2、如果在 select 和 poll 调用之前，如果没有事件发生。select/poll将阻塞，进程休眠，知道超时或者被中断。新的事件来临，内核按文件描述符 fd 为依托来处理。此时该 fd 上的 wait queue 会被依次唤醒。通常的实现下，select/poll 并不知道是自己是被哪个 fd 唤醒，所以又需要再去遍历一遍所有传入的fd，然后同 1 一样在用户态返回和处理。

epoll

epoll 将所有需要监控的文件描述符同一交给内核来管理，所以不需要在每次调用时拷贝。步骤细化，涉及到 3 个调用。

typedef union epoll_data
{
  void *ptr;
  int fd;
  uint32_t u32;
  uint64_t u64;
} epoll_data_t;

struct epoll_event
{
  uint32_t events;	/* Epoll events */
  epoll_data_t data;	/* User data variable */
} __EPOLL_PACKED;


/* Creates an epoll instance.  Returns an fd for the new instance.
   The "size" parameter is a hint specifying the number of file
   descriptors to be associated with the new instance.  The fd
   returned by epoll_create() should be closed with close().  */
extern int epoll_create (int __size) __THROW;

/* Manipulate an epoll instance "epfd". Returns 0 in case of success,
   -1 in case of error ( the "errno" variable will contain the
   specific error code ) The "op" parameter is one of the EPOLL_CTL_*
   constants defined above. The "fd" parameter is the target of the
   operation. The "event" parameter describes which events the caller
   is interested in and any associated user data.  */
extern int epoll_ctl (int __epfd, int __op, int __fd,
		      struct epoll_event *__event) __THROW;


/* Wait for events on an epoll instance "epfd". Returns the number of
   triggered events returned in "events" buffer. Or -1 in case of
   error with the "errno" variable set to the specific error code. The
   "events" parameter is a buffer that will contain triggered
   events. The "maxevents" is the maximum number of events to be
   returned ( usually size of "events" ). The "timeout" parameter
   specifies the maximum wait time in milliseconds (-1 == infinite).

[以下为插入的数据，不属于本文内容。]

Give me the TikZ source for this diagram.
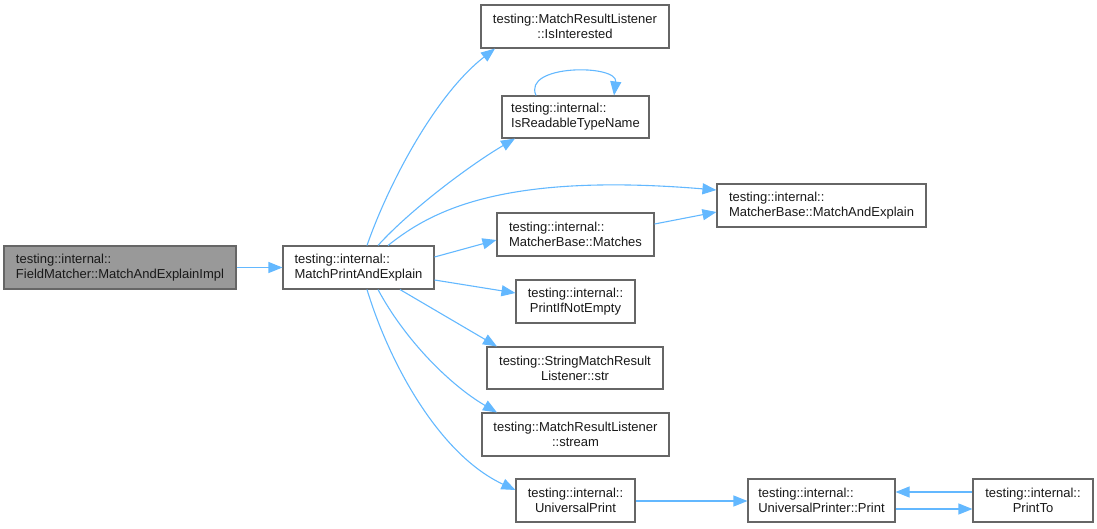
\documentclass[tikz,border=0pt]{standalone}
\usepackage{fontspec}
\setmainfont{Liberation Sans}
\usetikzlibrary{arrows.meta}
\definecolor{edgeblue}{HTML}{63B8FF}
\definecolor{boxborder}{HTML}{666666}
\definecolor{grayfill}{HTML}{999999}
\tikzset{
  fn/.style={draw=boxborder, line width=1.1pt, fill=white, inner sep=0pt,
    font=\fontsize{13}{15}\selectfont, text=black!90},
  fnl/.style={fn, align=left},
  fnc/.style={fn, align=center},
  call/.style={draw=edgeblue, line width=1.1pt, -{Triangle[length=14pt,width=11pt]}},
}
\begin{document}
\begin{tikzpicture}[x=1pt,y=-1pt]
\useasboundingbox (0,0) rectangle (1097,528);
\node[fnl, fill=grayfill, minimum width=232pt, minimum height=43pt] (n1) at (120,267.5) {testing::internal::\\FieldMatcher::MatchAndExplainImpl};
\node[fnl, minimum width=151pt, minimum height=43pt] (n2) at (358.5,267.5) {testing::internal::\\MatchPrintAndExplain};
\node[fnc, minimum width=188pt, minimum height=43pt] (n3) at (575,26.5) {testing::MatchResultListener\\::IsInterested};
\node[fnl, minimum width=147pt, minimum height=42pt] (n4) at (575.5,117) {testing::internal::\\IsReadableTypeName};
\node[fnl, minimum width=209pt, minimum height=43pt] (n5) at (821.5,205.5) {testing::internal::\\MatcherBase::MatchAndExplain};
\node[fnl, minimum width=157pt, minimum height=43pt] (n6) at (575.5,234.5) {testing::internal::\\MatcherBase::Matches};
\node[fnc, minimum width=119pt, minimum height=43pt] (n7) at (575.5,301.5) {testing::internal::\\PrintIfNotEmpty};
\node[fnc, minimum width=176pt, minimum height=42pt] (n8) at (575,368) {testing::StringMatchResult\\Listener::str};
\node[fnc, minimum width=187pt, minimum height=43pt] (n9) at (575.5,434.5) {testing::MatchResultListener\\::stream};
\node[fnc, minimum width=119pt, minimum height=43pt] (n10) at (575.5,500.5) {testing::internal::\\UniversalPrint};
\node[fnl, minimum width=147pt, minimum height=43pt] (n11) at (821.5,500.5) {testing::internal::\\UniversalPrinter::Print};
\node[fnc, minimum width=120pt, minimum height=43pt] (n12) at (1033,500.5) {testing::internal::\\PrintTo};

\draw[call] (n1.east) -- (n2.west);
\draw[call] (n2.north -| 367,0) .. controls (388,185) and (435,95) .. (n3.south -| 495,0);
\draw[call] (n2.north -| 378,0) .. controls (410,210) and (470,165) .. (n4.south -| 515,0);
\draw[call] (n2.north -| 388,0) .. controls (430,212) and (500,172) .. (n5.west |- 0,190);
\draw[call] (n2.east |- 0,257) -- (n6.west |- 0,240);
\draw[call] (n6.east |- 0,224) -- (n5.west |- 0,212);
\draw[call] (n2.east |- 0,280) -- (n7.west |- 0,293);
\draw[call] (n2.south -| 400,0) -- (n8.north -| 497,0);
\draw[call] (n2.south -| 378,0) .. controls (405,340) and (450,385) .. (n9.north -| 497,0);
\draw[call] (n2.south -| 367,0) .. controls (390,365) and (440,455) .. (n10.west |- 0,490);
\draw[call] (n10.east |- 0,501) -- (n11.west |- 0,501);
\draw[call] (n11.east |- 0,509) -- (n12.west |- 0,509);
\draw[call] (n12.west |- 0,492) -- (n11.east |- 0,492);
\draw[call] (n4.north -| 536,0) .. controls (522,64) and (618,64) .. (n4.north -| 614,0);
\end{tikzpicture}
\end{document}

   This function is a cancellation point and therefore not marked with
   __THROW.  */
extern int epoll_wait (int __epfd, struct epoll_event *__events,
		       int __maxevents, int __timeout);

epoll 传入的和 poll 相似，也是一个动态数组，所以数量也没有限制。内核使用红黑树来快速的添加删除需要监控的文件描述符，同时基于事件驱动，文件描述符 fd 有事件发生时，内核的回调函数会将该 fd 加入到内核维护的 ready list 内。所以调用 epoll_ctl 时，内核只需要去检查 ready list 并拷贝结果到用户态即可。及时 epoll_ctl 调用时，ready list 为空，进程休眠。在进程挂在 fd 上的 wait queue 被唤醒之前，内核已经将事件添加到 ready list 了，所以这个时候仍然只要简单的将 ready list 的结果返回给用户态而已。就是说，在用户态，返回的结果只包含产生了事件的文件描述符。

最后，select 和 poll 实际上是水平触发模式，而 epoll 不仅支持水平触发，而且可以设置为边沿触发。